The situation was further exacerbated by police responses to protesting students, seen by many as excessive. Some universities went to the courts for interdicts against protesting students, allowing them to bring police on to campuses. This has backfired badly, enraging staff and widening support for the student cause. University Councils and Vice-Chancellors have had to backtrack, and go back to the courts to get their interdicts lifted.
The immediate outcome of last week’s day of action is a short-term compromise. On Friday, President Zuma abandoned his 6% proposal and announced that there would be no fee increases in 2016. Although state subsidies to universities have increased by 7.7 per cent over the last three years, vice-chancellors had been looking to the minister for more, and will now look for additional compensation to cover the loss of revenue that will follow from freezing fee levels. In response, government emphasises the autonomy of universities and their obligations to contain costs. In the meanwhile, few of the issues raised by students have been addressed. Despite President Zuma’s announcements, some universities remained closed through the following week.

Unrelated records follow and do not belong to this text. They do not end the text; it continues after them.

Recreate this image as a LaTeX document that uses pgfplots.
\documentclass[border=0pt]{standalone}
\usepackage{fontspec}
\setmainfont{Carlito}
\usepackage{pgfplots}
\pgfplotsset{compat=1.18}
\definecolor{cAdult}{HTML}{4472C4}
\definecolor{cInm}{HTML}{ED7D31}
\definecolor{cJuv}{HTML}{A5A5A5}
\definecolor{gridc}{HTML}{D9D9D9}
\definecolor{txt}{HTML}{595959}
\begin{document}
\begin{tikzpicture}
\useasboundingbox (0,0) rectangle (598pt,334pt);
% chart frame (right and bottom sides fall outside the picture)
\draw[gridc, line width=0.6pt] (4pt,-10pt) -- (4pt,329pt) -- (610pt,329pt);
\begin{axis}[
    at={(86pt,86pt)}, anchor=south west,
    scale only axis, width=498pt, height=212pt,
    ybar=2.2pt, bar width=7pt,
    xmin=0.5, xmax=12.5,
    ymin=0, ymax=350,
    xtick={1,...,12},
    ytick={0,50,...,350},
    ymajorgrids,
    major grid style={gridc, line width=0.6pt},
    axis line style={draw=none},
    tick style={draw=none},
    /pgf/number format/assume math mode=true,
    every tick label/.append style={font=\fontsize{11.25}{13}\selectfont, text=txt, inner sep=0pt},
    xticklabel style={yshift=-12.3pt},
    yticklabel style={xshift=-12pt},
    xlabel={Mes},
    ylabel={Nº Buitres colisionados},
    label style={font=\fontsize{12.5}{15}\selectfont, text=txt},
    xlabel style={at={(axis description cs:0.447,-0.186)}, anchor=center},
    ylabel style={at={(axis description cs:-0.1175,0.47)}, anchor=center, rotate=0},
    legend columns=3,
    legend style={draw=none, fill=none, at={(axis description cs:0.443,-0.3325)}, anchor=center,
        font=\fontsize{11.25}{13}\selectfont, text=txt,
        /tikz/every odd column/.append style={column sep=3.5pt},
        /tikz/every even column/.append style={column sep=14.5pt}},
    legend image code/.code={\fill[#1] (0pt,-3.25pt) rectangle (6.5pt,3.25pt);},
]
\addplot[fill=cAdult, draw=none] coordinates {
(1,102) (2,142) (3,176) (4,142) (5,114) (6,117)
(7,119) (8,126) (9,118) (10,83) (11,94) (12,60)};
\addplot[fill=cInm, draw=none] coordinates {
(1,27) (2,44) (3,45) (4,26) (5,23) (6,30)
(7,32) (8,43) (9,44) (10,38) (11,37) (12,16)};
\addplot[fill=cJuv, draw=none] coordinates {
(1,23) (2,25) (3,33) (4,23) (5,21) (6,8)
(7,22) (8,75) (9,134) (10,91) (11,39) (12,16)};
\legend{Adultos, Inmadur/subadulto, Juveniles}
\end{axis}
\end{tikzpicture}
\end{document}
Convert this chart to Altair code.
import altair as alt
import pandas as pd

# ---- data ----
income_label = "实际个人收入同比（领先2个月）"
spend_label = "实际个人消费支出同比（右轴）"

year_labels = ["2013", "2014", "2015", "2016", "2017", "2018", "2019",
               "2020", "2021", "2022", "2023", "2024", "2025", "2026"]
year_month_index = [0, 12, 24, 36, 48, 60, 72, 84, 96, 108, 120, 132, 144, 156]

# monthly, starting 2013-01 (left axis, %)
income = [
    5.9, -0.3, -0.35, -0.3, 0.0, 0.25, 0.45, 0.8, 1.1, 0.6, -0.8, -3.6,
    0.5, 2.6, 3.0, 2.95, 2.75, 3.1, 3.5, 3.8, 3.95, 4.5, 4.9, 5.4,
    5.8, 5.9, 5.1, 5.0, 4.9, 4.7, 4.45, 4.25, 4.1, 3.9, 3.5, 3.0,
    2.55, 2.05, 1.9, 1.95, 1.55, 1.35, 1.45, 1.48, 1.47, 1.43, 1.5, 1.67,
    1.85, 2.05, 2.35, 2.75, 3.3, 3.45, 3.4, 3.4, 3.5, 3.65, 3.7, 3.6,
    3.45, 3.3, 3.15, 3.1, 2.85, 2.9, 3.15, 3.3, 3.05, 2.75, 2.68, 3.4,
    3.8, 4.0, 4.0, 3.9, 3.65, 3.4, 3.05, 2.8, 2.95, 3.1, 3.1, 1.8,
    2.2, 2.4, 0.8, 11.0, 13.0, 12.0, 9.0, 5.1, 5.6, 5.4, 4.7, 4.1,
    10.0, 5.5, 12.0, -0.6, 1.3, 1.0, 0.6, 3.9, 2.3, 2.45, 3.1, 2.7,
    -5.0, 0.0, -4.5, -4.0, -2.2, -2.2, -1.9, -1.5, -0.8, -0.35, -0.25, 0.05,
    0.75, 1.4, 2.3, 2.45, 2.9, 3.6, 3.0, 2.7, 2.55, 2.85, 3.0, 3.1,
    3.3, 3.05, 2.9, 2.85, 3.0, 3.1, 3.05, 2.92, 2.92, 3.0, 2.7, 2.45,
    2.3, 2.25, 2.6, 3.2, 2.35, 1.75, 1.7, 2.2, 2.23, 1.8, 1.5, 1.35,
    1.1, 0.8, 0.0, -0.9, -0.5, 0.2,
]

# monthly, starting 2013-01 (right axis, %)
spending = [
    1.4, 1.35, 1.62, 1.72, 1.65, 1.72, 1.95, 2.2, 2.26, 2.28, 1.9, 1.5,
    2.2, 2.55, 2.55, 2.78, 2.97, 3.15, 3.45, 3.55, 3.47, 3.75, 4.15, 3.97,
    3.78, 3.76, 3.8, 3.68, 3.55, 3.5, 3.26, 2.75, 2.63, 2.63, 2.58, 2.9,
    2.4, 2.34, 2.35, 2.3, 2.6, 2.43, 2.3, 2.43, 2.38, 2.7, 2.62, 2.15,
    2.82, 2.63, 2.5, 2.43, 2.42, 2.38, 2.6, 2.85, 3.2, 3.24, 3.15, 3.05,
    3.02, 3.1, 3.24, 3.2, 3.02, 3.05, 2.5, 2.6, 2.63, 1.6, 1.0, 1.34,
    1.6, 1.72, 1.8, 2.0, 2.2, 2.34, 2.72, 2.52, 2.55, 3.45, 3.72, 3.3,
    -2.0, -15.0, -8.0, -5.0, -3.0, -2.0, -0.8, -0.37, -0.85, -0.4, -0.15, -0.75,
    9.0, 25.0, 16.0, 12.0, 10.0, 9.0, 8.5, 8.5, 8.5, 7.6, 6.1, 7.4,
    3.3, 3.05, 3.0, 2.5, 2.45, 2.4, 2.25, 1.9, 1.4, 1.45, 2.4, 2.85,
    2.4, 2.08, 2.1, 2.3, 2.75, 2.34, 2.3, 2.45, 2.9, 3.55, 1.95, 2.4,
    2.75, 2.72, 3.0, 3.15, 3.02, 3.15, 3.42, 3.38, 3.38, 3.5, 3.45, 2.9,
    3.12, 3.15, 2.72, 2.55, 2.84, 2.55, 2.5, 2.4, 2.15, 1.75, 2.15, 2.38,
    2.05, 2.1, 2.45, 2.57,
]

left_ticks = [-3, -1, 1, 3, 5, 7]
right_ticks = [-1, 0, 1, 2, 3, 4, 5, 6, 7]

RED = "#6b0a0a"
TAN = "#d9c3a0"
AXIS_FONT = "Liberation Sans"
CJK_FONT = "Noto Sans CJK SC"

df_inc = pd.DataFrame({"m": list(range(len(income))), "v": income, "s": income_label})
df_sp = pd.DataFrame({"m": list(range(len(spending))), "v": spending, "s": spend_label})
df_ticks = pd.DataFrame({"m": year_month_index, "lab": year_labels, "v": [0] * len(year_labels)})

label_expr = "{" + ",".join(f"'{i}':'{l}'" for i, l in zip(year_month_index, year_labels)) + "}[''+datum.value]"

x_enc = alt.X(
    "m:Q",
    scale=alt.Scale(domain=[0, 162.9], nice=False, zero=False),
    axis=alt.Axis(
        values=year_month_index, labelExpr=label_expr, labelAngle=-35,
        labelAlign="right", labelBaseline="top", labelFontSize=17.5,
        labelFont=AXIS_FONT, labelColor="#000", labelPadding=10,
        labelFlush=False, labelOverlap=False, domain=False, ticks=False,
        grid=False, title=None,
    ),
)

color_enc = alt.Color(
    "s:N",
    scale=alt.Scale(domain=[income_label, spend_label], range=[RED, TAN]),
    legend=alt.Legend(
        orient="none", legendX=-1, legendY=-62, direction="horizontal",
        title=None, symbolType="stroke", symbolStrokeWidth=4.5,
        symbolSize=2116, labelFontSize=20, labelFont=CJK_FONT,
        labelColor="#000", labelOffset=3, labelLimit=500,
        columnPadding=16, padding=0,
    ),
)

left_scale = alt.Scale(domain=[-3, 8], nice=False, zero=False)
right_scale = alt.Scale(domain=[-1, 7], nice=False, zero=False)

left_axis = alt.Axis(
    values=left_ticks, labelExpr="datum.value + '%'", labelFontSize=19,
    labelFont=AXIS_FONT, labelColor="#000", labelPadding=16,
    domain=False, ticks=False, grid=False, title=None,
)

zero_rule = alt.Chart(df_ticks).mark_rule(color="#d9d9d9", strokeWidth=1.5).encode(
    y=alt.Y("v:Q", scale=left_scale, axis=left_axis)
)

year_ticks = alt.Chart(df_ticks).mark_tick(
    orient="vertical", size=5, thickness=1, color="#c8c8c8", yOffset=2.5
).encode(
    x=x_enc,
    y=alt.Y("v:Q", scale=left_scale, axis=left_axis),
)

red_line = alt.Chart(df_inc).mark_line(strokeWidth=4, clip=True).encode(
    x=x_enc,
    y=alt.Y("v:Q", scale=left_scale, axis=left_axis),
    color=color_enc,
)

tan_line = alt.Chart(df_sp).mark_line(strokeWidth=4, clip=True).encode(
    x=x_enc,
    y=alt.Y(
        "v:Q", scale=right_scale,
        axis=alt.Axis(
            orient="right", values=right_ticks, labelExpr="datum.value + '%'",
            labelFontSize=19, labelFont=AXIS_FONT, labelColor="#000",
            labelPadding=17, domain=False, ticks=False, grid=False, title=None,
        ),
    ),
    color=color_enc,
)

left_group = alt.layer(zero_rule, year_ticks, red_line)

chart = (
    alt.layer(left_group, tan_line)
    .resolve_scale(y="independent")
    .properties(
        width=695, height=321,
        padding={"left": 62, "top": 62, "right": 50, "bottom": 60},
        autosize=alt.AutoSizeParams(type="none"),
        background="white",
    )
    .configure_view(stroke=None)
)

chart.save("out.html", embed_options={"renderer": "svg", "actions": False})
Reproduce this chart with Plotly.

The call for no fee increases – and for free education – is good politics but poor economics. In a country with extreme inequality, freezing fees is similar to a regressive tax. Those celebrating President Zuma’s announcement of the 2016 fee moratorium will not only be low income families; middle and high income families, who can well afford to pay more, will also benefit. Further, unless there are structural changes, the problem will reoccur in 2017 and beyond.
A strong case is likely to be made for fixing NSFAS. This will require three key elements: adequate funding for present commitments; raising the eligibility threshold by a considerable amount to bring in a wider range of potential students; and improving the recovery of loans after students have finished at university and are in employment.
It is, though, difficult to see a fair and viable national student loan system without government regulation of student fees. This is because, without such regulation, escalating fee levels become a burden on the public finances via the loan system, and therefore a backdoor form of university subsidy.
South Africa already has the thinnest of buffers between universities and the state; consequently, fee regulation will be a significant diminution of university autonomy. Over the past week, Vice-Chancellors have been quick to lay responsibility on government, and to call for strong intervention to end the crisis. This may well come back, and bite.